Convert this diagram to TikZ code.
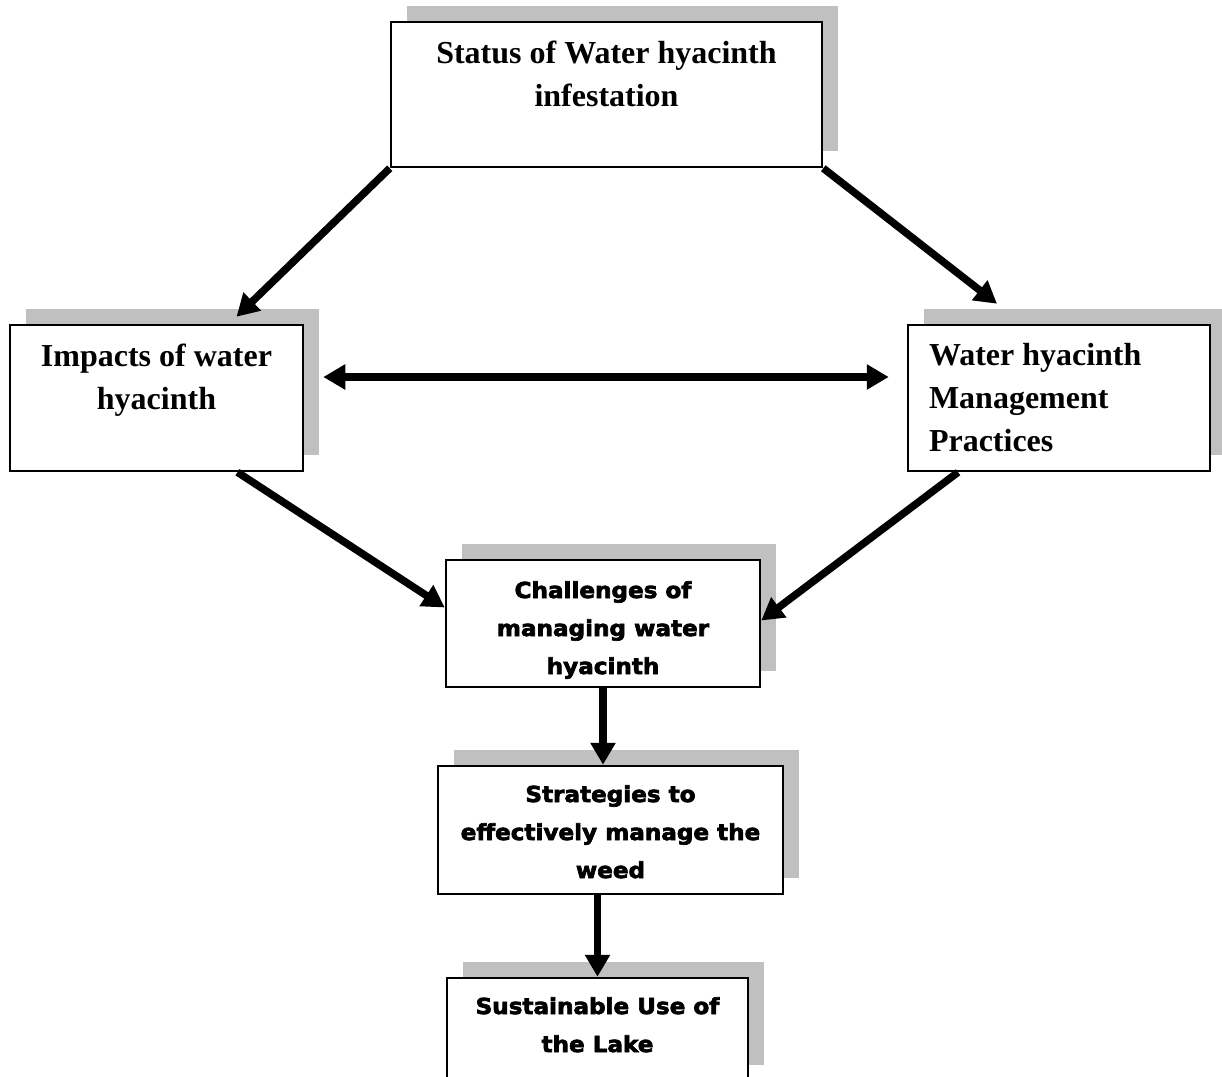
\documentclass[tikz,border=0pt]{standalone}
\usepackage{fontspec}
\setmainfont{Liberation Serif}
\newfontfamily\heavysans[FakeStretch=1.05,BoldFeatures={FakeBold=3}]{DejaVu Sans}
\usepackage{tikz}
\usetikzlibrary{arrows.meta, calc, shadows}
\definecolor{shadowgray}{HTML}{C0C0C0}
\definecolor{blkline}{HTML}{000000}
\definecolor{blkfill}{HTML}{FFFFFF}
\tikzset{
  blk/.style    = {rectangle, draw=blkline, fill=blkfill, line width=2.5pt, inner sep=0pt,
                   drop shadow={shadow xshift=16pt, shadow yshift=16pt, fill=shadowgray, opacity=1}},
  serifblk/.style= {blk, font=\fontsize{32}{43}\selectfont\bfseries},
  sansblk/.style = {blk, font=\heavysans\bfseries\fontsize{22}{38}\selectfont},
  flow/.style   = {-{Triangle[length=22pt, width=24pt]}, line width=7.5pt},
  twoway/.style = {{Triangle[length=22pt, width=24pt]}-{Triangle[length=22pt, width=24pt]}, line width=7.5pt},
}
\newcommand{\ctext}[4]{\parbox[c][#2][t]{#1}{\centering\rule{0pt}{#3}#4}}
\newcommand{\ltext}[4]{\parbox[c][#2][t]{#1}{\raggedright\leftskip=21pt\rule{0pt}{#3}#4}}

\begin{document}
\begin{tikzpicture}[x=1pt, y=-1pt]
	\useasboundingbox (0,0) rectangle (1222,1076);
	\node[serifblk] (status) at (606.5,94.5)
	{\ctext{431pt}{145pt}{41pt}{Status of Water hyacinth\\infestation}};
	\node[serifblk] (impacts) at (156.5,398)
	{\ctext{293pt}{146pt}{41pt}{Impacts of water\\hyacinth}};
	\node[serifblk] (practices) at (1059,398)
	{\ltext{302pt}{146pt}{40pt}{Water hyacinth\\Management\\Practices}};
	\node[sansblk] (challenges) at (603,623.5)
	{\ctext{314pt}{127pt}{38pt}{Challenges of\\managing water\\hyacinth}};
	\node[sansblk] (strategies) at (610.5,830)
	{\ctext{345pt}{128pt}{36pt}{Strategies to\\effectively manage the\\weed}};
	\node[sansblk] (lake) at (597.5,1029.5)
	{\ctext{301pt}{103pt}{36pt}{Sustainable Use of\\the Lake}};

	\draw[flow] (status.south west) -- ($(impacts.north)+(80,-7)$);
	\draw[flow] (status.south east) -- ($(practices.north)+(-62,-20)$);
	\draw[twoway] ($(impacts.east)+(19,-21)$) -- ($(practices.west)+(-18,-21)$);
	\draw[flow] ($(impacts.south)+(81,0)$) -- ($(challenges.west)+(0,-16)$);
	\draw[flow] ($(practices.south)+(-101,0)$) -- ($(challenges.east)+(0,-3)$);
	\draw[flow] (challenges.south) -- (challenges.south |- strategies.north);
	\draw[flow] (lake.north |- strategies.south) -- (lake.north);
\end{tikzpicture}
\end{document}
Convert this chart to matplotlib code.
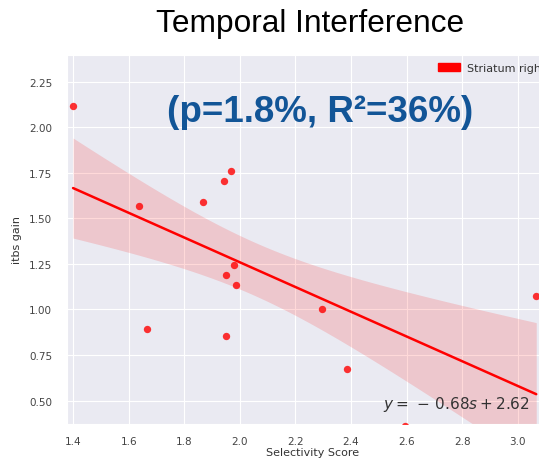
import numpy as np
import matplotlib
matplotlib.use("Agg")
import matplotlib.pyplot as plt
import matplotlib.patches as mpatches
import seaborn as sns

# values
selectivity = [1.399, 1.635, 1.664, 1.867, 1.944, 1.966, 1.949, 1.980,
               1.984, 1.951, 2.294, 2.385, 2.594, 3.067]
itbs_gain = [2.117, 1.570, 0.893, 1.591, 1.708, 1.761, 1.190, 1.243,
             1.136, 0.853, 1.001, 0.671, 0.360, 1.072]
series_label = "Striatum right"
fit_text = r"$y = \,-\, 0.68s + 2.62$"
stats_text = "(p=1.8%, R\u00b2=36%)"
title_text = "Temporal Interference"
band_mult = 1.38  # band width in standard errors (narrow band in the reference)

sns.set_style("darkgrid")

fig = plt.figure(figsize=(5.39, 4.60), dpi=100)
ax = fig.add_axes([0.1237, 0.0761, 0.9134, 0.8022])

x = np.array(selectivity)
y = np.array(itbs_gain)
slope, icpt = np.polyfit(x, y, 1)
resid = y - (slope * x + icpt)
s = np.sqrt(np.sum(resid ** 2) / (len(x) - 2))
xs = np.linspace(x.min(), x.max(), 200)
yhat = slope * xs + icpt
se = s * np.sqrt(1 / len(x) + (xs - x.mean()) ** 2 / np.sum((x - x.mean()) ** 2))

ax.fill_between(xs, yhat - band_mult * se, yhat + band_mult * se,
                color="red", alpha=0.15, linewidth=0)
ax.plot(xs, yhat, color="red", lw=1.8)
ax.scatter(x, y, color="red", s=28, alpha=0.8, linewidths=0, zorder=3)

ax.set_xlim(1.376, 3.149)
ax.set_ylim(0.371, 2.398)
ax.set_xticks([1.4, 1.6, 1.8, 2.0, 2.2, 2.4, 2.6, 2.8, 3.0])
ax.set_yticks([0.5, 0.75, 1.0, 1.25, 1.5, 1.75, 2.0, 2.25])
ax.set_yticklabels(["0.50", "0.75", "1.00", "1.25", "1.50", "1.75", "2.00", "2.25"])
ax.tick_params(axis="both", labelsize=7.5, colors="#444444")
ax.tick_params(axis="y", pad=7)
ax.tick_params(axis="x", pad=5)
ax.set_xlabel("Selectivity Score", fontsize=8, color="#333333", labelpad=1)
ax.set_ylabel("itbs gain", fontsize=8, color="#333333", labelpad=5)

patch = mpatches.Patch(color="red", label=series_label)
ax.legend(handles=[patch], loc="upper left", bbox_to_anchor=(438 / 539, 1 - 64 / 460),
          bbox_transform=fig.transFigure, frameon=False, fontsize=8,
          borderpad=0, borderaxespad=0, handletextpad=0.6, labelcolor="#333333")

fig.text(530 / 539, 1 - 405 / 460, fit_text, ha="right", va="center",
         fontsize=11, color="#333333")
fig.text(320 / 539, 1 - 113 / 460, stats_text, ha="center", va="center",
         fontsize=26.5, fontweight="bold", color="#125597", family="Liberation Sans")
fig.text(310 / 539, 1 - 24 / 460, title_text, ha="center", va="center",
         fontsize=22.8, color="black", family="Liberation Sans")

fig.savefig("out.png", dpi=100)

● **What needs to be done**
Reproduce each entry verbatim, excluding any embedded images.

● **The output**
Convert this diagram to TikZ code.
\documentclass[tikz,border=0pt]{standalone}
\usepackage{fontspec}
\setmainfont{Liberation Serif}
\newfontfamily\heavysans[FakeStretch=1.05,BoldFeatures={FakeBold=3}]{DejaVu Sans}
\usepackage{tikz}
\usetikzlibrary{arrows.meta, calc, shadows}
\definecolor{shadowgray}{HTML}{C0C0C0}
\definecolor{blkline}{HTML}{000000}
\definecolor{blkfill}{HTML}{FFFFFF}
\tikzset{
  blk/.style    = {rectangle, draw=blkline, fill=blkfill, line width=2.5pt, inner sep=0pt,
                   drop shadow={shadow xshift=16pt, shadow yshift=16pt, fill=shadowgray, opacity=1}},
  serifblk/.style= {blk, font=\fontsize{32}{43}\selectfont\bfseries},
  sansblk/.style = {blk, font=\heavysans\bfseries\fontsize{22}{38}\selectfont},
  flow/.style   = {-{Triangle[length=22pt, width=24pt]}, line width=7.5pt},
  twoway/.style = {{Triangle[length=22pt, width=24pt]}-{Triangle[length=22pt, width=24pt]}, line width=7.5pt},
}
\newcommand{\ctext}[4]{\parbox[c][#2][t]{#1}{\centering\rule{0pt}{#3}#4}}
\newcommand{\ltext}[4]{\parbox[c][#2][t]{#1}{\raggedright\leftskip=21pt\rule{0pt}{#3}#4}}

\begin{document}
\begin{tikzpicture}[x=1pt, y=-1pt]
	\useasboundingbox (0,0) rectangle (1222,1076);
	\node[serifblk] (status) at (606.5,94.5)
	{\ctext{431pt}{145pt}{41pt}{Status of Water hyacinth\\infestation}};
	\node[serifblk] (impacts) at (156.5,398)
	{\ctext{293pt}{146pt}{41pt}{Impacts of water\\hyacinth}};
	\node[serifblk] (practices) at (1059,398)
	{\ltext{302pt}{146pt}{40pt}{Water hyacinth\\Management\\Practices}};
	\node[sansblk] (challenges) at (603,623.5)
	{\ctext{314pt}{127pt}{38pt}{Challenges of\\managing water\\hyacinth}};
	\node[sansblk] (strategies) at (610.5,830)
	{\ctext{345pt}{128pt}{36pt}{Strategies to\\effectively manage the\\weed}};
	\node[sansblk] (lake) at (597.5,1029.5)
	{\ctext{301pt}{103pt}{36pt}{Sustainable Use of\\the Lake}};

	\draw[flow] (status.south west) -- ($(impacts.north)+(80,-7)$);
	\draw[flow] (status.south east) -- ($(practices.north)+(-62,-20)$);
	\draw[twoway] ($(impacts.east)+(19,-21)$) -- ($(practices.west)+(-18,-21)$);
	\draw[flow] ($(impacts.south)+(81,0)$) -- ($(challenges.west)+(0,-16)$);
	\draw[flow] ($(practices.south)+(-101,0)$) -- ($(challenges.east)+(0,-3)$);
	\draw[flow] (challenges.south) -- (challenges.south |- strategies.north);
	\draw[flow] (lake.north |- strategies.south) -- (lake.north);
\end{tikzpicture}
\end{document}
Convert this chart to matplotlib code.
import numpy as np
import matplotlib
matplotlib.use("Agg")
import matplotlib.pyplot as plt
import matplotlib.patches as mpatches
import seaborn as sns

# values
selectivity = [1.399, 1.635, 1.664, 1.867, 1.944, 1.966, 1.949, 1.980,
               1.984, 1.951, 2.294, 2.385, 2.594, 3.067]
itbs_gain = [2.117, 1.570, 0.893, 1.591, 1.708, 1.761, 1.190, 1.243,
             1.136, 0.853, 1.001, 0.671, 0.360, 1.072]
series_label = "Striatum right"
fit_text = r"$y = \,-\, 0.68s + 2.62$"
stats_text = "(p=1.8%, R\u00b2=36%)"
title_text = "Temporal Interference"
band_mult = 1.38  # band width in standard errors (narrow band in the reference)

sns.set_style("darkgrid")

fig = plt.figure(figsize=(5.39, 4.60), dpi=100)
ax = fig.add_axes([0.1237, 0.0761, 0.9134, 0.8022])

x = np.array(selectivity)
y = np.array(itbs_gain)
slope, icpt = np.polyfit(x, y, 1)
resid = y - (slope * x + icpt)
s = np.sqrt(np.sum(resid ** 2) / (len(x) - 2))
xs = np.linspace(x.min(), x.max(), 200)
yhat = slope * xs + icpt
se = s * np.sqrt(1 / len(x) + (xs - x.mean()) ** 2 / np.sum((x - x.mean()) ** 2))

ax.fill_between(xs, yhat - band_mult * se, yhat + band_mult * se,
                color="red", alpha=0.15, linewidth=0)
ax.plot(xs, yhat, color="red", lw=1.8)
ax.scatter(x, y, color="red", s=28, alpha=0.8, linewidths=0, zorder=3)

ax.set_xlim(1.376, 3.149)
ax.set_ylim(0.371, 2.398)
ax.set_xticks([1.4, 1.6, 1.8, 2.0, 2.2, 2.4, 2.6, 2.8, 3.0])
ax.set_yticks([0.5, 0.75, 1.0, 1.25, 1.5, 1.75, 2.0, 2.25])
ax.set_yticklabels(["0.50", "0.75", "1.00", "1.25", "1.50", "1.75", "2.00", "2.25"])
ax.tick_params(axis="both", labelsize=7.5, colors="#444444")
ax.tick_params(axis="y", pad=7)
ax.tick_params(axis="x", pad=5)
ax.set_xlabel("Selectivity Score", fontsize=8, color="#333333", labelpad=1)
ax.set_ylabel("itbs gain", fontsize=8, color="#333333", labelpad=5)

patch = mpatches.Patch(color="red", label=series_label)
ax.legend(handles=[patch], loc="upper left", bbox_to_anchor=(438 / 539, 1 - 64 / 460),
          bbox_transform=fig.transFigure, frameon=False, fontsize=8,
          borderpad=0, borderaxespad=0, handletextpad=0.6, labelcolor="#333333")

fig.text(530 / 539, 1 - 405 / 460, fit_text, ha="right", va="center",
         fontsize=11, color="#333333")
fig.text(320 / 539, 1 - 113 / 460, stats_text, ha="center", va="center",
         fontsize=26.5, fontweight="bold", color="#125597", family="Liberation Sans")
fig.text(310 / 539, 1 - 24 / 460, title_text, ha="center", va="center",
         fontsize=22.8, color="black", family="Liberation Sans")

fig.savefig("out.png", dpi=100)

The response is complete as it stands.